Entre os que a elas se dedicam, e os que as analisam e comentam, há muito desapareceu a máscula troca de murros e insultos, não há notícia de rixas de café, ameaças, duelos, roubo de amantes ou acusação de desvios. Tudo se mostra estranhamente sereno, cortês, cordial, mesmo a birra entre o prócere que aguardava o Nobel, e o felizardo que o recebeu, se limitou a uma breve e indirecta troca de resmungos.
Semelhante calmaria forçosamente trará resultados funestos, não se descortina  jovem literato que, ansioso de novidade e mudança, se encoraje a  desempenhar o papel clássico do elefante na loja de porcelana.
Uma situação destas não pode de facto continuar, é doentia, anormal, toca o absurdo.

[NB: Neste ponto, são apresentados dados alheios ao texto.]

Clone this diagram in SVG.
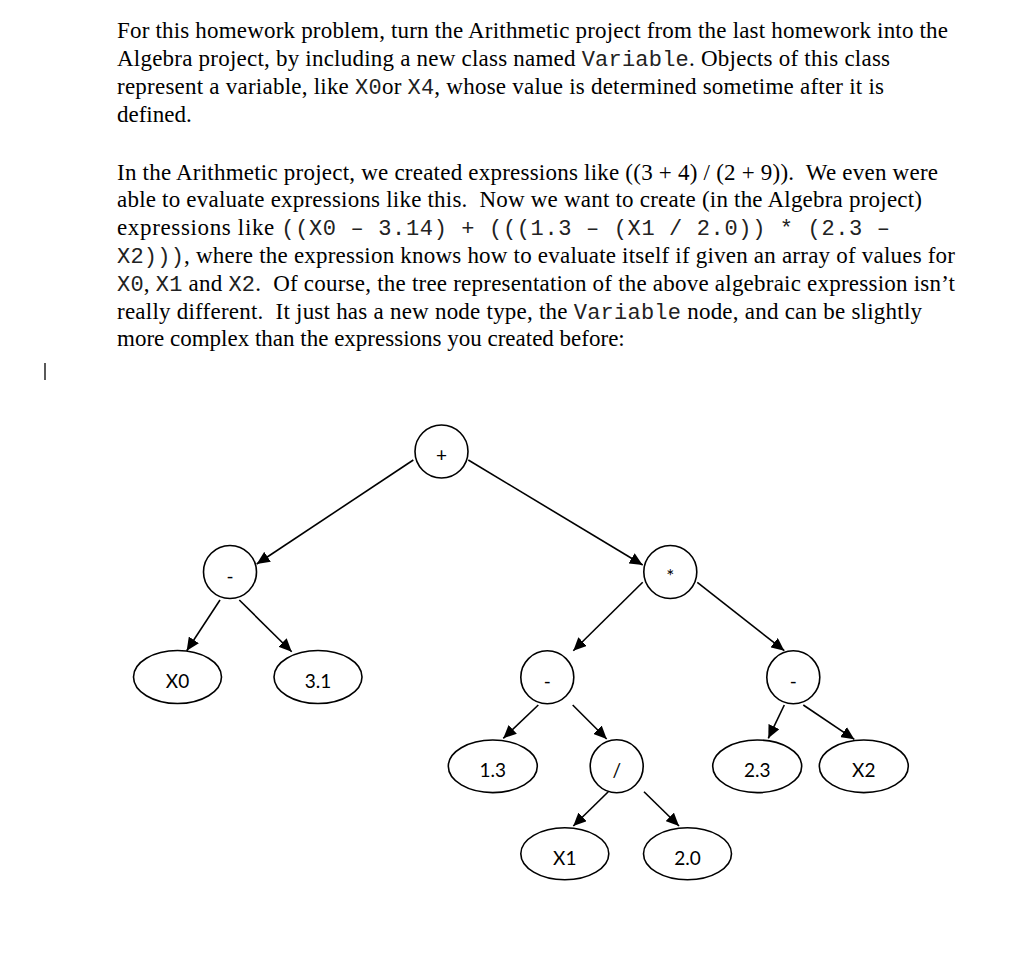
<svg xmlns="http://www.w3.org/2000/svg" width="1024" height="956" viewBox="0 0 1024 956">
<style>
.t{font-family:"Liberation Serif","Times New Roman",serif;font-size:23px;fill:#000;white-space:pre}
.m{font-family:"Liberation Mono","Courier New",monospace;font-size:22px;fill:#222;white-space:pre}
.shape{fill:#fff;stroke:#000;stroke-width:1.6}
.lbl{font-family:Lato,"Open Sans",sans-serif;font-size:19px;fill:#000;text-anchor:middle}
.edge{stroke:#000;stroke-width:1.6;fill:none;marker-end:url(#ah)}
</style>
<defs>
<marker id="ah" markerUnits="userSpaceOnUse" markerWidth="14" markerHeight="12" refX="13" refY="6" orient="auto">
<path d="M0,0 L13,6 L0,12 z" fill="#000"/>
</marker>
</defs>
<rect width="1024" height="956" fill="#fff"/>
<g id="text">
<text class="t" x="117" y="37.5" textLength="831" lengthAdjust="spacing">For this homework problem, turn the Arithmetic project from the last homework into the</text>
<text class="t" x="117" y="65.8" textLength="773" lengthAdjust="spacing">Algebra project, by including a new class named <tspan class="m">Variable</tspan>. Objects of this class</text>
<text class="t" x="117" y="94.1" textLength="767" lengthAdjust="spacing">represent a variable, like <tspan class="m">X0</tspan>or <tspan class="m">X4</tspan>, whose value is determined sometime after it is</text>
<text class="t" x="117" y="122.4">defined.</text>
<text class="t" x="117" y="179.5" textLength="821" lengthAdjust="spacing">In the Arithmetic project, we created expressions like ((3 + 4) / (2 + 9)).  We even were</text>
<text class="t" x="117" y="207.3" textLength="805" lengthAdjust="spacing">able to evaluate expressions like this.  Now we want to create (in the Algebra project)</text>
<text class="t" x="117" y="235.1" textLength="773" lengthAdjust="spacing">expressions like <tspan class="m">((X0 – 3.14) + (((1.3 – (X1 / 2.0)) * (2.3 –</tspan></text>
<text class="t" x="117" y="262.9" textLength="838" lengthAdjust="spacing"><tspan class="m">X2)))</tspan>, where the expression knows how to evaluate itself if given an array of values for</text>
<text class="t" x="117" y="290.7" textLength="838" lengthAdjust="spacing"><tspan class="m">X0</tspan>, <tspan class="m">X1</tspan> and <tspan class="m">X2</tspan>.  Of course, the tree representation of the above algebraic expression isn’t</text>
<text class="t" x="117" y="318.5" textLength="805" lengthAdjust="spacing">really different.  It just has a new node type, the <tspan class="m">Variable</tspan> node, and can be slightly</text>
<text class="t" x="117" y="346.3">more complex than the expressions you created before:</text>
</g>
<line id="cursor" x1="45" y1="363" x2="45" y2="380" stroke="#000" stroke-width="1.3"/>
<g id="connectors">
<line class="edge" x1="413.3" y1="460" x2="256.7" y2="564"/>
<line class="edge" x1="468.3" y1="460" x2="642.7" y2="565"/>
<line class="edge" x1="220" y1="600" x2="186.7" y2="650.7"/>
<line class="edge" x1="239.3" y1="600" x2="291.7" y2="651.7"/>
<line class="edge" x1="642.7" y1="582.3" x2="573.3" y2="650.7"/>
<line class="edge" x1="697.3" y1="582.3" x2="784.3" y2="650.7"/>
<line class="edge" x1="538.3" y1="705" x2="503.3" y2="738.3"/>
<line class="edge" x1="572.7" y1="705" x2="606.7" y2="739"/>
<line class="edge" x1="784.3" y1="705" x2="768.3" y2="738.3"/>
<line class="edge" x1="803.3" y1="705" x2="854.3" y2="739.3"/>
<line class="edge" x1="608.3" y1="791.7" x2="573.3" y2="826"/>
<line class="edge" x1="644" y1="791.7" x2="679" y2="826"/>
</g>
<g id="n-plus"><circle class="shape" cx="441.5" cy="451.5" r="26.5"/><text class="lbl" x="441.5" y="462">+</text></g>
<g id="n-minus-left"><circle class="shape" cx="230" cy="572" r="26.5"/><text class="lbl" x="230" y="583">-</text></g>
<g id="n-times"><circle class="shape" cx="670.3" cy="572" r="26.5"/><text class="lbl" x="670.3" y="583">*</text></g>
<g id="n-x0"><ellipse class="shape" cx="177.5" cy="677" rx="44" ry="26.5"/><text class="lbl" x="177.5" y="688">X0</text></g>
<g id="n-3-1"><ellipse class="shape" cx="318" cy="677" rx="44" ry="26.5"/><text class="lbl" x="318" y="688">3.1</text></g>
<g id="n-minus-mid"><circle class="shape" cx="547.3" cy="677.3" r="26.5"/><text class="lbl" x="547.3" y="688">-</text></g>
<g id="n-minus-right"><circle class="shape" cx="793.3" cy="677.3" r="26.5"/><text class="lbl" x="793.3" y="688">-</text></g>
<g id="n-1-3"><ellipse class="shape" cx="492.8" cy="766.3" rx="44.5" ry="26.3"/><text class="lbl" x="492.8" y="777">1.3</text></g>
<g id="n-div"><circle class="shape" cx="616.7" cy="766.3" r="26.5"/><text class="lbl" x="616.7" y="777">/</text></g>
<g id="n-2-3"><ellipse class="shape" cx="757.2" cy="766.3" rx="44.5" ry="26.3"/><text class="lbl" x="757.2" y="777">2.3</text></g>
<g id="n-x2"><ellipse class="shape" cx="863.8" cy="766.3" rx="44.5" ry="26.3"/><text class="lbl" x="863.8" y="777">X2</text></g>
<g id="n-x1"><ellipse class="shape" cx="564.8" cy="853.8" rx="44" ry="26"/><text class="lbl" x="564.8" y="864.5">X1</text></g>
<g id="n-2-0"><ellipse class="shape" cx="687.5" cy="853.8" rx="44" ry="26"/><text class="lbl" x="687.5" y="864.5">2.0</text></g>
</svg>
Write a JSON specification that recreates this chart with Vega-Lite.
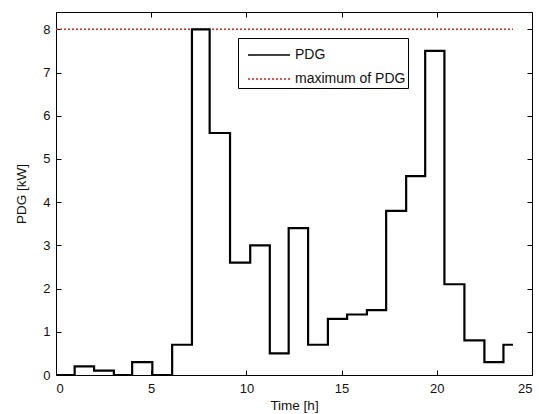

Escreveu A. um péssimo romance classificado com uma única estrela? Pareceria justiça, mas na prosa acompanhante o crítico desfaz-se em louvores e ditirambos, cita a estreia do cujo, prevê o êxito da próxima opus.
Deu a jovem B. simultaneamente à luz um bebé e cento e dezanove páginas de recordações da sua infância em Aguiar da Beira, estremecem os plumitivos, excitados com a promessa do excepcional talento.
É péssimo sinal. Entre louvores, abraços, demasiado respeito pelos ídolos e encorajamentos de infantário, vão-se as Letras portuguesas serenamente afundando num charco de banalidade, em parte alguma se descortina o crítico azedo e competente que dê ao coqueiro a forte e muito precisa sacudidela.